Start Material for this exercise

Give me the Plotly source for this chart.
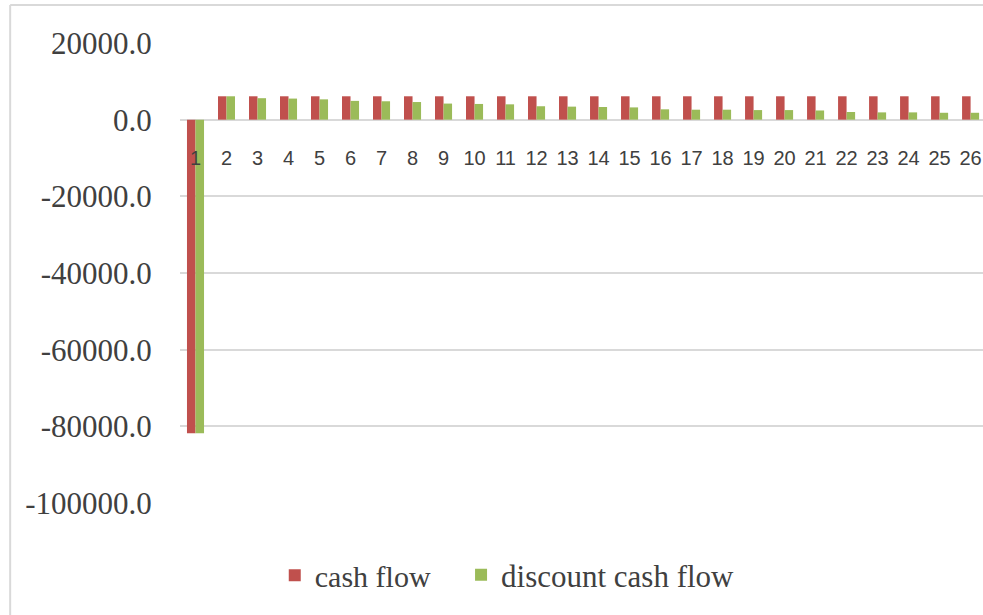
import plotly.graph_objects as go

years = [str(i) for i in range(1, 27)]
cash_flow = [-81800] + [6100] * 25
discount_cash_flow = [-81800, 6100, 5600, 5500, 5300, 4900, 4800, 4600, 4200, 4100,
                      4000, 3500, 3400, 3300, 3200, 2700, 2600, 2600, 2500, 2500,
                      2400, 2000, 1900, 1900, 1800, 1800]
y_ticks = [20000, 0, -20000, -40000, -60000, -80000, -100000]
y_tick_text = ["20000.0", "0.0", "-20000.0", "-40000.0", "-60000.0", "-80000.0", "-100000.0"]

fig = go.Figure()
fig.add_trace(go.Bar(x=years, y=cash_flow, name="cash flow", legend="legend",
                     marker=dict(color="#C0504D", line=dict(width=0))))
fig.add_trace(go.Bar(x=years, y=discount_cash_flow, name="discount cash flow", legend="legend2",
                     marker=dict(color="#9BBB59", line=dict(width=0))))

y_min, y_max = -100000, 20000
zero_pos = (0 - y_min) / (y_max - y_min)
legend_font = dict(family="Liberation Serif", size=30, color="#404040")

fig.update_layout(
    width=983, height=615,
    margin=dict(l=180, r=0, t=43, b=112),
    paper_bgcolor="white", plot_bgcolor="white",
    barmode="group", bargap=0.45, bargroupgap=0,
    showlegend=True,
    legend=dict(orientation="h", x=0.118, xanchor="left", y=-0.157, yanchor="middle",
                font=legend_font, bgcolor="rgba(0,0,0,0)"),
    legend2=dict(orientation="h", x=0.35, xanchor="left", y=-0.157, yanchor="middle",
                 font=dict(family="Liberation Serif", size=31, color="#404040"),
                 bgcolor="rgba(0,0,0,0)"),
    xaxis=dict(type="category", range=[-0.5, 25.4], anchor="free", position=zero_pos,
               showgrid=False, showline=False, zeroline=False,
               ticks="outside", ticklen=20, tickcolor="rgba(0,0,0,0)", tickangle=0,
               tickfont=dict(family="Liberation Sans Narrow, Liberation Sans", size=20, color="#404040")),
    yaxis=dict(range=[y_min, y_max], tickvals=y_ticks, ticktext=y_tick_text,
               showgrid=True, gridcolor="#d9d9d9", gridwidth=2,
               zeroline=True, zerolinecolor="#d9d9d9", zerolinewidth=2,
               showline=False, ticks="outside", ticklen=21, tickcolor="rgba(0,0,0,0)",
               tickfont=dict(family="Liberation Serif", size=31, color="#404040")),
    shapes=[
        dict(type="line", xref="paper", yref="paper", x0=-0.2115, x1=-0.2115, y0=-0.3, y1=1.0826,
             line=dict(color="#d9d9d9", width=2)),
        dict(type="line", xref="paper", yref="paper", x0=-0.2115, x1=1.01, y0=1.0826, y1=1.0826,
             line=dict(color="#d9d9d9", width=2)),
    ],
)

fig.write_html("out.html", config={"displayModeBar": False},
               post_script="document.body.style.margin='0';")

End Material for this exercise
Start Material for this exercise

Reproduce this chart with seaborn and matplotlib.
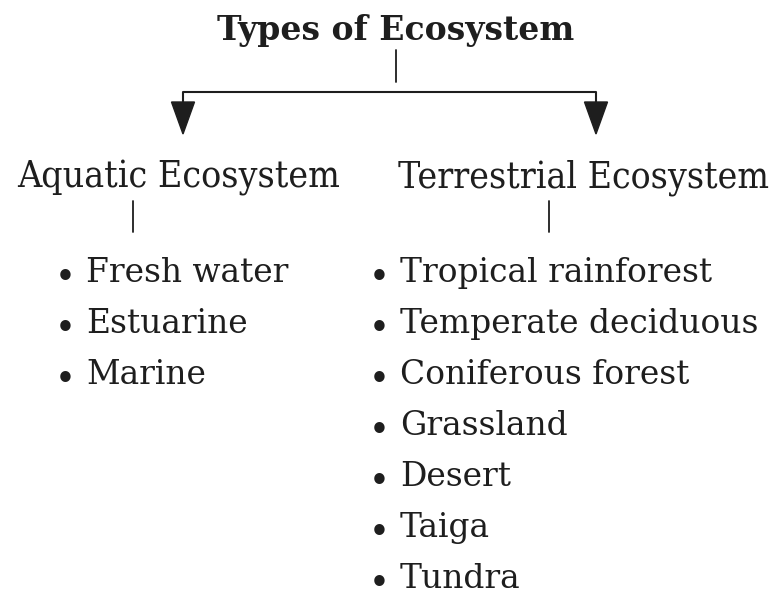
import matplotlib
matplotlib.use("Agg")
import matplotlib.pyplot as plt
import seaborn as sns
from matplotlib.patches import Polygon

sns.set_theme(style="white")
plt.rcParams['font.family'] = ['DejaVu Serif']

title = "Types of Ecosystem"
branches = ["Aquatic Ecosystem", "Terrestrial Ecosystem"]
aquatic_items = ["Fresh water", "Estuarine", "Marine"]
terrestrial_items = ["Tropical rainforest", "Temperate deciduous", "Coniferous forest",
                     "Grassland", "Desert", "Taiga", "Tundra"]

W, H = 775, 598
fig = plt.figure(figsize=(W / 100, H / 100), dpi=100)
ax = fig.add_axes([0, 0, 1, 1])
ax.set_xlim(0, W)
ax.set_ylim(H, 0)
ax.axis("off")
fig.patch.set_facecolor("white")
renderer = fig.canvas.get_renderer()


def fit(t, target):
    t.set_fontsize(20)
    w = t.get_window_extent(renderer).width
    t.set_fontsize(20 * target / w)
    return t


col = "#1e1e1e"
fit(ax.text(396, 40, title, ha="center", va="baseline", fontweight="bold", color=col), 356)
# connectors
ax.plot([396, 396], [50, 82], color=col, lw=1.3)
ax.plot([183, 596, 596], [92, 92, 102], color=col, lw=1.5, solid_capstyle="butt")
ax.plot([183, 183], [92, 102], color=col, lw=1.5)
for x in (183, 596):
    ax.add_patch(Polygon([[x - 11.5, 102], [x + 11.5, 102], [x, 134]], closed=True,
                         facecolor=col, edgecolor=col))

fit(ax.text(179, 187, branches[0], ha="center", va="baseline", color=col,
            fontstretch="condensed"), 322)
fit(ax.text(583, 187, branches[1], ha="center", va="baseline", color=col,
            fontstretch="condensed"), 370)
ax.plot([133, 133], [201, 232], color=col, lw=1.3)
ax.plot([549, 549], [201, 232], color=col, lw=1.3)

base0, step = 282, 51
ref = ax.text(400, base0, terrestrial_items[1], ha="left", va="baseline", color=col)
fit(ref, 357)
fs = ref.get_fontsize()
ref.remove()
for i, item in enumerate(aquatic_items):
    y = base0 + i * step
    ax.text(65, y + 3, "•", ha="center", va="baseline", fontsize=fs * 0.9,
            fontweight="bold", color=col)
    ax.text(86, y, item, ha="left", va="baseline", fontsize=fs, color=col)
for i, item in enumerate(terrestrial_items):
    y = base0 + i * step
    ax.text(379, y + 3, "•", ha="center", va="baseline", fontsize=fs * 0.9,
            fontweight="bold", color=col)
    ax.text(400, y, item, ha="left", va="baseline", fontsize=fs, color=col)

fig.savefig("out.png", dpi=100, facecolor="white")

End Material for this exercise

**Problem:**
Only the lines from the one containing "Reproduce this chart" down to the one containing "ax.plot([549, 549], [201, 232], color=col, lw=1.3)" should be copied, exactly and with both ends kept. Drop the pictures.

**Task answer:**
Reproduce this chart with seaborn and matplotlib.
import matplotlib
matplotlib.use("Agg")
import matplotlib.pyplot as plt
import seaborn as sns
from matplotlib.patches import Polygon

sns.set_theme(style="white")
plt.rcParams['font.family'] = ['DejaVu Serif']

title = "Types of Ecosystem"
branches = ["Aquatic Ecosystem", "Terrestrial Ecosystem"]
aquatic_items = ["Fresh water", "Estuarine", "Marine"]
terrestrial_items = ["Tropical rainforest", "Temperate deciduous", "Coniferous forest",
                     "Grassland", "Desert", "Taiga", "Tundra"]

W, H = 775, 598
fig = plt.figure(figsize=(W / 100, H / 100), dpi=100)
ax = fig.add_axes([0, 0, 1, 1])
ax.set_xlim(0, W)
ax.set_ylim(H, 0)
ax.axis("off")
fig.patch.set_facecolor("white")
renderer = fig.canvas.get_renderer()


def fit(t, target):
    t.set_fontsize(20)
    w = t.get_window_extent(renderer).width
    t.set_fontsize(20 * target / w)
    return t


col = "#1e1e1e"
fit(ax.text(396, 40, title, ha="center", va="baseline", fontweight="bold", color=col), 356)
# connectors
ax.plot([396, 396], [50, 82], color=col, lw=1.3)
ax.plot([183, 596, 596], [92, 92, 102], color=col, lw=1.5, solid_capstyle="butt")
ax.plot([183, 183], [92, 102], color=col, lw=1.5)
for x in (183, 596):
    ax.add_patch(Polygon([[x - 11.5, 102], [x + 11.5, 102], [x, 134]], closed=True,
                         facecolor=col, edgecolor=col))

fit(ax.text(179, 187, branches[0], ha="center", va="baseline", color=col,
            fontstretch="condensed"), 322)
fit(ax.text(583, 187, branches[1], ha="center", va="baseline", color=col,
            fontstretch="condensed"), 370)
ax.plot([133, 133], [201, 232], color=col, lw=1.3)
ax.plot([549, 549], [201, 232], color=col, lw=1.3)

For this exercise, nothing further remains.